[Start EXTRACTED INFORMATION]

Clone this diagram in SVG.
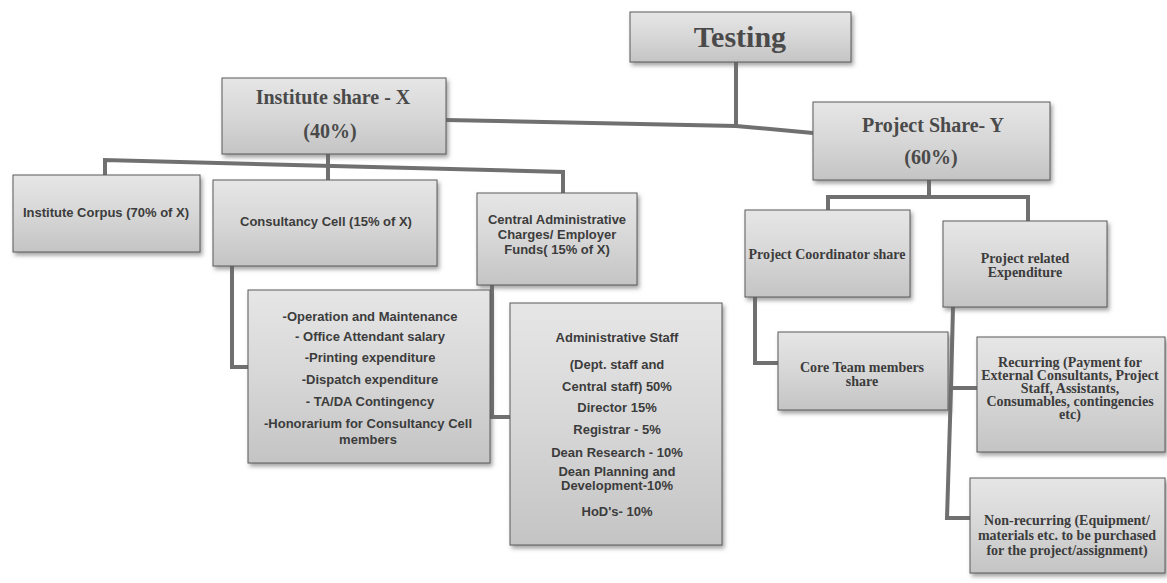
<svg xmlns="http://www.w3.org/2000/svg" width="1167" height="583" viewBox="0 0 1167 583">
<defs>
<linearGradient id="boxg" x1="0" y1="0" x2="0" y2="1">
<stop offset="0" stop-color="#e6e6e6"/>
<stop offset="0.5" stop-color="#d7d7d7"/>
<stop offset="1" stop-color="#c4c4c4"/>
</linearGradient>
<filter id="sh" x="-10%" y="-10%" width="125%" height="130%">
<feDropShadow dx="2" dy="3" stdDeviation="2" flood-color="#666" flood-opacity="0.6"/>
</filter>
</defs>
<style>
.box{fill:url(#boxg);stroke:#5a5a5a;stroke-width:1;filter:url(#sh)}
.con{fill:none;stroke:#707070;stroke-width:4;stroke-linejoin:miter}
.ttl{font-family:"Liberation Serif",serif;font-weight:bold;fill:#4a4a4a;text-anchor:middle}
.ss{font-family:"Liberation Sans",Arial,sans-serif;font-weight:bold;font-size:13px;fill:#3c3c3c;text-anchor:middle}
.sf{font-family:"Liberation Serif",serif;font-weight:bold;font-size:14px;fill:#3c3c3c;text-anchor:middle}
</style>
<rect width="1167" height="583" fill="#ffffff"/>

<g id="connectors">
<polyline class="con" points="736,62 736,128"/>
<polyline class="con" points="446,120 736,126 813,133"/>
<polyline class="con" points="328,154 328,180"/>
<polyline class="con" points="105,175 105,160 563,172 563,193"/>
<polyline class="con" points="929,180 929,197"/>
<polyline class="con" points="828,210 828,197 1028,197 1028,221"/>
<polyline class="con" points="232,266 232,367 248,367"/>
<polyline class="con" points="492,285 492,417 510,417"/>
<polyline class="con" points="755,297 755,363 778,363"/>
<polyline class="con" points="953,307 951,388 977,388"/>
<polyline class="con" points="951,388 947,518 970,518"/>
</g>

<g id="testing">
<rect class="box" x="630" y="12" width="221" height="50"/>
<text class="ttl" x="740" y="47" font-size="30">Testing</text>
</g>

<g id="institute-share">
<rect class="box" x="222" y="78" width="224" height="76"/>
<text class="ttl" x="333" y="104" font-size="20">Institute share - X</text>
<text class="ttl" x="330" y="138" font-size="20">(40%)</text>
</g>

<g id="project-share">
<rect class="box" x="813" y="102" width="237" height="78"/>
<text class="ttl" x="933" y="132" font-size="20">Project Share- Y</text>
<text class="ttl" x="931" y="164" font-size="20">(60%)</text>
</g>

<g id="institute-corpus">
<rect class="box" x="13" y="175" width="187" height="77"/>
<text class="ss" x="106" y="217">Institute Corpus (70% of X)</text>
</g>

<g id="consultancy-cell">
<rect class="box" x="213" y="180" width="224" height="86"/>
<text class="ss" x="326" y="226">Consultancy Cell (15% of X)</text>
</g>

<g id="central-admin">
<rect class="box" x="477" y="193" width="160" height="92"/>
<text class="ss" x="557" y="224">Central Administrative</text>
<text class="ss" x="557" y="239">Charges/ Employer</text>
<text class="ss" x="557" y="254">Funds( 15% of X)</text>
</g>

<g id="operation">
<rect class="box" x="248" y="290" width="242" height="173"/>
<text class="ss" x="370" y="321">-Operation and Maintenance</text>
<text class="ss" x="370" y="341">- Office Attendant salary</text>
<text class="ss" x="370" y="362">-Printing expenditure</text>
<text class="ss" x="370" y="384">-Dispatch expenditure</text>
<text class="ss" x="370" y="406">- TA/DA Contingency</text>
<text class="ss" x="368" y="428">-Honorarium for Consultancy Cell</text>
<text class="ss" x="368" y="444">members</text>
</g>

<g id="admin-staff">
<rect class="box" x="510" y="303" width="212" height="242"/>
<text class="ss" x="617" y="342">Administrative Staff</text>
<text class="ss" x="617" y="369">(Dept. staff and</text>
<text class="ss" x="617" y="391">Central staff) 50%</text>
<text class="ss" x="617" y="412">Director 15%</text>
<text class="ss" x="617" y="434">Registrar - 5%</text>
<text class="ss" x="617" y="457">Dean Research - 10%</text>
<text class="ss" x="617" y="476">Dean Planning and</text>
<text class="ss" x="617" y="490">Development-10%</text>
<text class="ss" x="617" y="516">HoD's- 10%</text>
</g>

<g id="project-coordinator">
<rect class="box" x="745" y="210" width="165" height="87"/>
<text class="sf" x="827" y="259">Project Coordinator share</text>
</g>

<g id="project-related">
<rect class="box" x="943" y="221" width="164" height="86"/>
<text class="sf" x="1025" y="263">Project related</text>
<text class="sf" x="1025" y="277">Expenditure</text>
</g>

<g id="core-team">
<rect class="box" x="778" y="332" width="170" height="78"/>
<text class="sf" x="862" y="372">Core Team members</text>
<text class="sf" x="862" y="386">share</text>
</g>

<g id="recurring">
<rect class="box" x="977" y="337" width="188" height="115"/>
<text class="sf" x="1070" y="367" font-size="13.5">Recurring (Payment for</text>
<text class="sf" x="1070" y="380" font-size="13.5">External Consultants, Project</text>
<text class="sf" x="1070" y="393" font-size="13.5">Staff, Assistants,</text>
<text class="sf" x="1070" y="406" font-size="13.5">Consumables, contingencies</text>
<text class="sf" x="1070" y="419" font-size="13.5">etc)</text>
</g>

<g id="non-recurring">
<rect class="box" x="970" y="478" width="195" height="95"/>
<text class="sf" x="1067" y="525">Non-recurring (Equipment/</text>
<text class="sf" x="1067" y="540">materials etc. to be purchased</text>
<text class="sf" x="1067" y="555">for the project/assignment)</text>
</g>
</svg>
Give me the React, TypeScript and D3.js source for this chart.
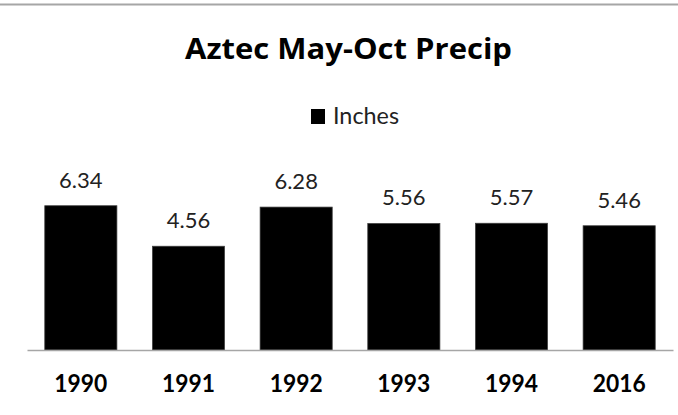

[End EXTRACTED INFORMATION]

REQUIRED WORK →
Reproduce the listing word for word and omit its pictures.

EXERCISE RESULT →
Clone this diagram in SVG.
<svg xmlns="http://www.w3.org/2000/svg" width="1167" height="583" viewBox="0 0 1167 583">
<defs>
<linearGradient id="boxg" x1="0" y1="0" x2="0" y2="1">
<stop offset="0" stop-color="#e6e6e6"/>
<stop offset="0.5" stop-color="#d7d7d7"/>
<stop offset="1" stop-color="#c4c4c4"/>
</linearGradient>
<filter id="sh" x="-10%" y="-10%" width="125%" height="130%">
<feDropShadow dx="2" dy="3" stdDeviation="2" flood-color="#666" flood-opacity="0.6"/>
</filter>
</defs>
<style>
.box{fill:url(#boxg);stroke:#5a5a5a;stroke-width:1;filter:url(#sh)}
.con{fill:none;stroke:#707070;stroke-width:4;stroke-linejoin:miter}
.ttl{font-family:"Liberation Serif",serif;font-weight:bold;fill:#4a4a4a;text-anchor:middle}
.ss{font-family:"Liberation Sans",Arial,sans-serif;font-weight:bold;font-size:13px;fill:#3c3c3c;text-anchor:middle}
.sf{font-family:"Liberation Serif",serif;font-weight:bold;font-size:14px;fill:#3c3c3c;text-anchor:middle}
</style>
<rect width="1167" height="583" fill="#ffffff"/>

<g id="connectors">
<polyline class="con" points="736,62 736,128"/>
<polyline class="con" points="446,120 736,126 813,133"/>
<polyline class="con" points="328,154 328,180"/>
<polyline class="con" points="105,175 105,160 563,172 563,193"/>
<polyline class="con" points="929,180 929,197"/>
<polyline class="con" points="828,210 828,197 1028,197 1028,221"/>
<polyline class="con" points="232,266 232,367 248,367"/>
<polyline class="con" points="492,285 492,417 510,417"/>
<polyline class="con" points="755,297 755,363 778,363"/>
<polyline class="con" points="953,307 951,388 977,388"/>
<polyline class="con" points="951,388 947,518 970,518"/>
</g>

<g id="testing">
<rect class="box" x="630" y="12" width="221" height="50"/>
<text class="ttl" x="740" y="47" font-size="30">Testing</text>
</g>

<g id="institute-share">
<rect class="box" x="222" y="78" width="224" height="76"/>
<text class="ttl" x="333" y="104" font-size="20">Institute share - X</text>
<text class="ttl" x="330" y="138" font-size="20">(40%)</text>
</g>

<g id="project-share">
<rect class="box" x="813" y="102" width="237" height="78"/>
<text class="ttl" x="933" y="132" font-size="20">Project Share- Y</text>
<text class="ttl" x="931" y="164" font-size="20">(60%)</text>
</g>

<g id="institute-corpus">
<rect class="box" x="13" y="175" width="187" height="77"/>
<text class="ss" x="106" y="217">Institute Corpus (70% of X)</text>
</g>

<g id="consultancy-cell">
<rect class="box" x="213" y="180" width="224" height="86"/>
<text class="ss" x="326" y="226">Consultancy Cell (15% of X)</text>
</g>

<g id="central-admin">
<rect class="box" x="477" y="193" width="160" height="92"/>
<text class="ss" x="557" y="224">Central Administrative</text>
<text class="ss" x="557" y="239">Charges/ Employer</text>
<text class="ss" x="557" y="254">Funds( 15% of X)</text>
</g>

<g id="operation">
<rect class="box" x="248" y="290" width="242" height="173"/>
<text class="ss" x="370" y="321">-Operation and Maintenance</text>
<text class="ss" x="370" y="341">- Office Attendant salary</text>
<text class="ss" x="370" y="362">-Printing expenditure</text>
<text class="ss" x="370" y="384">-Dispatch expenditure</text>
<text class="ss" x="370" y="406">- TA/DA Contingency</text>
<text class="ss" x="368" y="428">-Honorarium for Consultancy Cell</text>
<text class="ss" x="368" y="444">members</text>
</g>

<g id="admin-staff">
<rect class="box" x="510" y="303" width="212" height="242"/>
<text class="ss" x="617" y="342">Administrative Staff</text>
<text class="ss" x="617" y="369">(Dept. staff and</text>
<text class="ss" x="617" y="391">Central staff) 50%</text>
<text class="ss" x="617" y="412">Director 15%</text>
<text class="ss" x="617" y="434">Registrar - 5%</text>
<text class="ss" x="617" y="457">Dean Research - 10%</text>
<text class="ss" x="617" y="476">Dean Planning and</text>
<text class="ss" x="617" y="490">Development-10%</text>
<text class="ss" x="617" y="516">HoD's- 10%</text>
</g>

<g id="project-coordinator">
<rect class="box" x="745" y="210" width="165" height="87"/>
<text class="sf" x="827" y="259">Project Coordinator share</text>
</g>

<g id="project-related">
<rect class="box" x="943" y="221" width="164" height="86"/>
<text class="sf" x="1025" y="263">Project related</text>
<text class="sf" x="1025" y="277">Expenditure</text>
</g>

<g id="core-team">
<rect class="box" x="778" y="332" width="170" height="78"/>
<text class="sf" x="862" y="372">Core Team members</text>
<text class="sf" x="862" y="386">share</text>
</g>

<g id="recurring">
<rect class="box" x="977" y="337" width="188" height="115"/>
<text class="sf" x="1070" y="367" font-size="13.5">Recurring (Payment for</text>
<text class="sf" x="1070" y="380" font-size="13.5">External Consultants, Project</text>
<text class="sf" x="1070" y="393" font-size="13.5">Staff, Assistants,</text>
<text class="sf" x="1070" y="406" font-size="13.5">Consumables, contingencies</text>
<text class="sf" x="1070" y="419" font-size="13.5">etc)</text>
</g>

<g id="non-recurring">
<rect class="box" x="970" y="478" width="195" height="95"/>
<text class="sf" x="1067" y="525">Non-recurring (Equipment/</text>
<text class="sf" x="1067" y="540">materials etc. to be purchased</text>
<text class="sf" x="1067" y="555">for the project/assignment)</text>
</g>
</svg>
Give me the React, TypeScript and D3.js source for this chart.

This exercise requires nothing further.